As a parent, I understand how these real stories freak us out. I too have a son, whose safety I worry about all the time. This post was very touching. It resonates with many of us. Please collect your Award on my Blog.

dipali said...

@Sukanya: Yes, what emerges here is how important it is for our children to be able to communicate with us and for us to respect the trust with which they tell us things, however unsavoury they may be.
@Sanand: Yes, we do worry about our kids, but we must also continue to enjoy them and not be consumed with anxiety. Let not our awareness of danger corrode all our relationships either. I am most honoured that you are giving me an award and will collect it soon! Thank you.

Indian Home Maker said...

So true! "one cannot be friends with both the victim and the perpetrator" - I think most parents, unbelievably, try to remain friends with the perpetrator...
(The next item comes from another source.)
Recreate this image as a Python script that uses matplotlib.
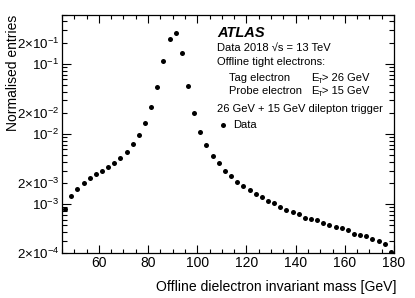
import numpy as np
import matplotlib
matplotlib.use("Agg")
import matplotlib.pyplot as plt
from matplotlib.ticker import FixedLocator, LogLocator, FuncFormatter, MultipleLocator

plt.rcParams['font.family'] = ['Liberation Sans', 'DejaVu Sans']
plt.rcParams['mathtext.fontset'] = 'custom'
plt.rcParams['mathtext.rm'] = 'Liberation Sans'
plt.rcParams['mathtext.it'] = 'Liberation Sans:italic'
plt.rcParams['mathtext.bf'] = 'Liberation Sans:bold'

# 2.5 GeV bins from 45 to 180 GeV
bin_edges = np.arange(45.0, 180.01, 2.5)
mass = 0.5 * (bin_edges[:-1] + bin_edges[1:])

# normalised entries per bin
entries = [8.5e-4, 1.32e-3, 1.64e-3, 1.98e-3, 2.34e-3, 2.66e-3, 3.00e-3, 3.38e-3,
           3.90e-3, 4.59e-3, 5.53e-3, 7.19e-3, 9.66e-3, 1.43e-2, 2.40e-2, 4.67e-2,
           1.08e-1, 2.28e-1, 2.77e-1, 1.41e-1, 4.82e-2, 1.97e-2, 1.08e-2, 6.97e-3,
           4.90e-3, 3.82e-3, 3.00e-3, 2.52e-3, 2.09e-3, 1.83e-3, 1.58e-3, 1.40e-3,
           1.24e-3, 1.11e-3, 1.02e-3, 9.02e-4, 8.26e-4, 7.81e-4, 7.18e-4, 6.41e-4,
           6.15e-4, 5.82e-4, 5.33e-4, 5.00e-4, 4.73e-4, 4.48e-4, 4.19e-4, 3.79e-4,
           3.60e-4, 3.44e-4, 3.19e-4, 2.96e-4, 2.65e-4, 2.10e-4]

W, H = 415, 298
fig = plt.figure(figsize=(W / 100, H / 100), dpi=100)
ax = fig.add_axes([62 / W, 1 - 253 / H, 332 / W, 238.3 / H])

ax.plot(mass, entries, 'o', color='black', ms=3.6, mew=0, label='Data')

ax.set_xlim(45, 180)
ax.set_yscale('log')
ax.set_ylim(2e-4, 0.5)

ax.xaxis.set_major_locator(MultipleLocator(20))
ax.xaxis.set_minor_locator(MultipleLocator(5))
ax.yaxis.set_major_locator(FixedLocator([1e-3, 1e-2, 1e-1]))
ax.yaxis.set_minor_locator(LogLocator(base=10, subs=np.arange(2, 10)))


def ylab(v, pos):
    e = int(np.floor(np.log10(v) + 1e-9))
    m = v / 10 ** e
    if abs(m - 1) < 1e-6:
        return r'$10^{%d}$' % e
    if abs(m - 2) < 1e-6:
        return r'$2{\times}10^{%d}$' % e
    return ''


ax.yaxis.set_major_formatter(FuncFormatter(ylab))
ax.yaxis.set_minor_formatter(FuncFormatter(ylab))

ax.tick_params(axis='both', which='both', direction='in', top=True, right=True,
               labelsize=10, width=0.8, color='black')
ax.tick_params(axis='y', which='both', labelsize=9.6)
ax.tick_params(axis='x', which='major', length=5.5, pad=2.5)
ax.tick_params(axis='x', which='minor', length=2.9)
ax.tick_params(axis='y', which='major', length=6.7, pad=2)
ax.tick_params(axis='y', which='minor', length=3.4, pad=2)
for s in ax.spines.values():
    s.set_linewidth(0.9)

ax.set_xlabel('Offline dielectron invariant mass [GeV]', fontsize=10.1, ha='right')
ax.xaxis.set_label_coords(1.009, -0.115)
ax.set_ylabel('Normalised entries', fontsize=10, ha='right')
ax.yaxis.set_label_coords(-0.128, 1.0)


def fx(x):
    return x / W


def fy(y):
    return 1 - y / H


fs = 8
fig.text(fx(217), fy(32.7), 'ATLAS', fontsize=10.5, fontweight='bold', fontstyle='italic', va='center')
fig.text(fx(217), fy(47.7), 'Data 2018 \u221As = 13 TeV', fontsize=fs, va='center')
fig.text(fx(217), fy(62.3), 'Offline tight electrons:', fontsize=fs, va='center')

# tag / probe lines, E_T drawn ROOT-style with the T tucked under the gap
for y, name, cut in [(78.3, 'Tag electron', '> 26 GeV'), (91, 'Probe electron', '> 15 GeV')]:
    fig.text(fx(229), fy(y), name, fontsize=fs, va='center')
    fig.text(fx(311), fy(y), 'E', fontsize=fs, va='center')
    fig.text(fx(317.5), fy(y + 3.5), 'T', fontsize=5.5, va='center')
    fig.text(fx(321.5), fy(y), cut, fontsize=fs, va='center')

fig.text(fx(217), fy(109.5), '26 GeV + 15 GeV dilepton trigger', fontsize=fs, va='center')

ax.legend(loc='center left', bbox_to_anchor=(fx(217.2), fy(125.5)), bbox_transform=fig.transFigure,
          frameon=False, fontsize=fs, borderaxespad=0, borderpad=0,
          handlelength=1.0, handletextpad=0.42, markerscale=1.0)

fig.savefig('out.png', dpi=100)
@Starry I agree, children can't be kept safer simply by being kept inside the house, gaining the child's confidence and awareness and empowerment is a better idea.

dipali said...

@IHM: Yes, that is the biggest tragedy and the biggest betrayal, our ability to behave like ostriches:(
Making sure that our children feel confident that they will be heard and appropriate action taken is probably the most important thing to do; abusers seem to slime under the radar of fairly vigilant parents:(

Mamma mia! Me a mamma? said...

I hope that man suffers in great pain.

You know, it's not easy telling a parent something like this, especially when you're older and are 'supposed to know better'. I can't quite explain why it is, it just is...

For me, this line is what has me stumped too -- "How do we successfully protect our children's innocence without making them fundamentally suspicious of everyone?"

dipali said...

@m4: I wonder if the molesters tune out what they have done, and resume 'normal', decent lives. Some of them, I believe, spend hours praying, apparently forgetting the preying aspects of their nature. Strange beasts indeed.